* Begin Supplied material *

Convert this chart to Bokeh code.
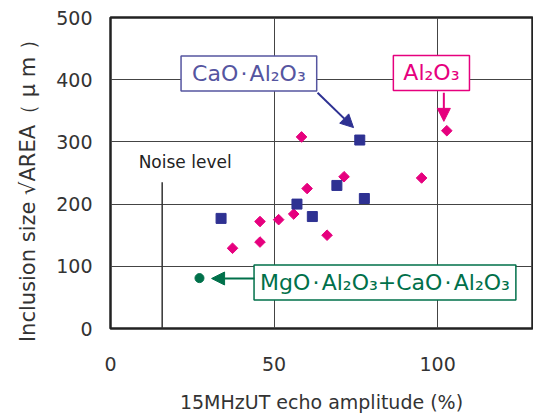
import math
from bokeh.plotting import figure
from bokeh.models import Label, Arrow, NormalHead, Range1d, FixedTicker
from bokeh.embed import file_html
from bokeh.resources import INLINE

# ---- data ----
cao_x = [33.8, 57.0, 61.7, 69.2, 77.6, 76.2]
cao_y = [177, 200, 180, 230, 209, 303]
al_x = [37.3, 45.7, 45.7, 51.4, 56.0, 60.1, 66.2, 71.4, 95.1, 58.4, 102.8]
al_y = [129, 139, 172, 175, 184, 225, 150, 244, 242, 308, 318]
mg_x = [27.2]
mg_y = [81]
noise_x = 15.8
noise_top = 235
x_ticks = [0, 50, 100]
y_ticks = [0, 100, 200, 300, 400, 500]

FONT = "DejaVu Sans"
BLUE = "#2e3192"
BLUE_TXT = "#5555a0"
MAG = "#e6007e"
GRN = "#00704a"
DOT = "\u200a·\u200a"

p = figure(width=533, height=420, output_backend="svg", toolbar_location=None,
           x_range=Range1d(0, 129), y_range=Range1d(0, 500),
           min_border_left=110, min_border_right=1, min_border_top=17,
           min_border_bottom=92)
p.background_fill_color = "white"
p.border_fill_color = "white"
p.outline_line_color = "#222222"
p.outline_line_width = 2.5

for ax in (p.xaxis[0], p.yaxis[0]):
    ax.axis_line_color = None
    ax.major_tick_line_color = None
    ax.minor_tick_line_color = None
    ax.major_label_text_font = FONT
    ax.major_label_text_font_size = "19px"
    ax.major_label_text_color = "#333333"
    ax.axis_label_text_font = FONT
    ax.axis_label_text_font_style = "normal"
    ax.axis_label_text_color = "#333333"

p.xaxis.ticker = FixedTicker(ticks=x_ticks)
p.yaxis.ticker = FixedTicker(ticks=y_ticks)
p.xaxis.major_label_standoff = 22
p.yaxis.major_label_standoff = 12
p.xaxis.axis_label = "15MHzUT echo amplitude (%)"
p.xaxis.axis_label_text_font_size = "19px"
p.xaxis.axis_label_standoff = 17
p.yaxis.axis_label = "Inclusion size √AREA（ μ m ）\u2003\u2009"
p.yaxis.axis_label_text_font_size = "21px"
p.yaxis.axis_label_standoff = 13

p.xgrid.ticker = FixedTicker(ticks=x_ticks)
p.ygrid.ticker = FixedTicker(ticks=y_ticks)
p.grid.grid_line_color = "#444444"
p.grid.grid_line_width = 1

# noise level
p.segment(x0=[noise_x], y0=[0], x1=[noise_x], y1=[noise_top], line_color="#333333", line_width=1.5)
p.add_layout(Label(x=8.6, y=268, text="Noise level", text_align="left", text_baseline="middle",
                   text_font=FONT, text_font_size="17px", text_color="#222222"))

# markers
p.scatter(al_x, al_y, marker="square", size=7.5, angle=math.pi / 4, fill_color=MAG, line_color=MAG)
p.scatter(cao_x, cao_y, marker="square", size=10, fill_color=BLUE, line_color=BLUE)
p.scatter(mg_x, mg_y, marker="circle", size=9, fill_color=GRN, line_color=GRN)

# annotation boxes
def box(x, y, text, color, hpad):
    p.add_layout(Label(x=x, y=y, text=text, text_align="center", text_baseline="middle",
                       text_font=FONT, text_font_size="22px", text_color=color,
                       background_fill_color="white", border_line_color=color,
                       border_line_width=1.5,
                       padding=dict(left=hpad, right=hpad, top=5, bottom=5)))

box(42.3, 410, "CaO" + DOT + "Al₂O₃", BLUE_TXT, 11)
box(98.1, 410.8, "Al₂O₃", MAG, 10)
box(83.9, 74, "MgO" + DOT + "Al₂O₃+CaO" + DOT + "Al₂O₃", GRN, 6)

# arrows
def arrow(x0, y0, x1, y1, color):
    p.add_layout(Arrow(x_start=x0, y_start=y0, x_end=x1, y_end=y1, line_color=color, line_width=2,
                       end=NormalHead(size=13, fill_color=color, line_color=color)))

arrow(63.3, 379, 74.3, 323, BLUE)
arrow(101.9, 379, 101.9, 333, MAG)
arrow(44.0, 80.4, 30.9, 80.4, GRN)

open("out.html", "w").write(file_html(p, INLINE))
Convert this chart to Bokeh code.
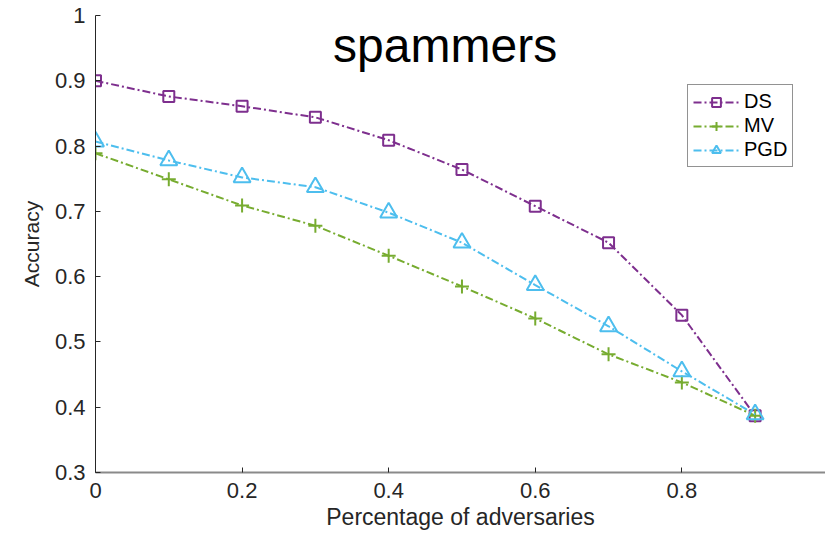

* End Supplied material *

**Exercise details:**
Copy the records exactly as they appear, excluding images.

**Result for this task:**
Convert this chart to Bokeh code.
import math
from bokeh.plotting import figure
from bokeh.models import Label, Arrow, NormalHead, Range1d, FixedTicker
from bokeh.embed import file_html
from bokeh.resources import INLINE

# ---- data ----
cao_x = [33.8, 57.0, 61.7, 69.2, 77.6, 76.2]
cao_y = [177, 200, 180, 230, 209, 303]
al_x = [37.3, 45.7, 45.7, 51.4, 56.0, 60.1, 66.2, 71.4, 95.1, 58.4, 102.8]
al_y = [129, 139, 172, 175, 184, 225, 150, 244, 242, 308, 318]
mg_x = [27.2]
mg_y = [81]
noise_x = 15.8
noise_top = 235
x_ticks = [0, 50, 100]
y_ticks = [0, 100, 200, 300, 400, 500]

FONT = "DejaVu Sans"
BLUE = "#2e3192"
BLUE_TXT = "#5555a0"
MAG = "#e6007e"
GRN = "#00704a"
DOT = "\u200a·\u200a"

p = figure(width=533, height=420, output_backend="svg", toolbar_location=None,
           x_range=Range1d(0, 129), y_range=Range1d(0, 500),
           min_border_left=110, min_border_right=1, min_border_top=17,
           min_border_bottom=92)
p.background_fill_color = "white"
p.border_fill_color = "white"
p.outline_line_color = "#222222"
p.outline_line_width = 2.5

for ax in (p.xaxis[0], p.yaxis[0]):
    ax.axis_line_color = None
    ax.major_tick_line_color = None
    ax.minor_tick_line_color = None
    ax.major_label_text_font = FONT
    ax.major_label_text_font_size = "19px"
    ax.major_label_text_color = "#333333"
    ax.axis_label_text_font = FONT
    ax.axis_label_text_font_style = "normal"
    ax.axis_label_text_color = "#333333"

p.xaxis.ticker = FixedTicker(ticks=x_ticks)
p.yaxis.ticker = FixedTicker(ticks=y_ticks)
p.xaxis.major_label_standoff = 22
p.yaxis.major_label_standoff = 12
p.xaxis.axis_label = "15MHzUT echo amplitude (%)"
p.xaxis.axis_label_text_font_size = "19px"
p.xaxis.axis_label_standoff = 17
p.yaxis.axis_label = "Inclusion size √AREA（ μ m ）\u2003\u2009"
p.yaxis.axis_label_text_font_size = "21px"
p.yaxis.axis_label_standoff = 13

p.xgrid.ticker = FixedTicker(ticks=x_ticks)
p.ygrid.ticker = FixedTicker(ticks=y_ticks)
p.grid.grid_line_color = "#444444"
p.grid.grid_line_width = 1

# noise level
p.segment(x0=[noise_x], y0=[0], x1=[noise_x], y1=[noise_top], line_color="#333333", line_width=1.5)
p.add_layout(Label(x=8.6, y=268, text="Noise level", text_align="left", text_baseline="middle",
                   text_font=FONT, text_font_size="17px", text_color="#222222"))

# markers
p.scatter(al_x, al_y, marker="square", size=7.5, angle=math.pi / 4, fill_color=MAG, line_color=MAG)
p.scatter(cao_x, cao_y, marker="square", size=10, fill_color=BLUE, line_color=BLUE)
p.scatter(mg_x, mg_y, marker="circle", size=9, fill_color=GRN, line_color=GRN)

# annotation boxes
def box(x, y, text, color, hpad):
    p.add_layout(Label(x=x, y=y, text=text, text_align="center", text_baseline="middle",
                       text_font=FONT, text_font_size="22px", text_color=color,
                       background_fill_color="white", border_line_color=color,
                       border_line_width=1.5,
                       padding=dict(left=hpad, right=hpad, top=5, bottom=5)))

box(42.3, 410, "CaO" + DOT + "Al₂O₃", BLUE_TXT, 11)
box(98.1, 410.8, "Al₂O₃", MAG, 10)
box(83.9, 74, "MgO" + DOT + "Al₂O₃+CaO" + DOT + "Al₂O₃", GRN, 6)

# arrows
def arrow(x0, y0, x1, y1, color):
    p.add_layout(Arrow(x_start=x0, y_start=y0, x_end=x1, y_end=y1, line_color=color, line_width=2,
                       end=NormalHead(size=13, fill_color=color, line_color=color)))

arrow(63.3, 379, 74.3, 323, BLUE)
arrow(101.9, 379, 101.9, 333, MAG)
arrow(44.0, 80.4, 30.9, 80.4, GRN)

open("out.html", "w").write(file_html(p, INLINE))
Convert this chart to Bokeh code.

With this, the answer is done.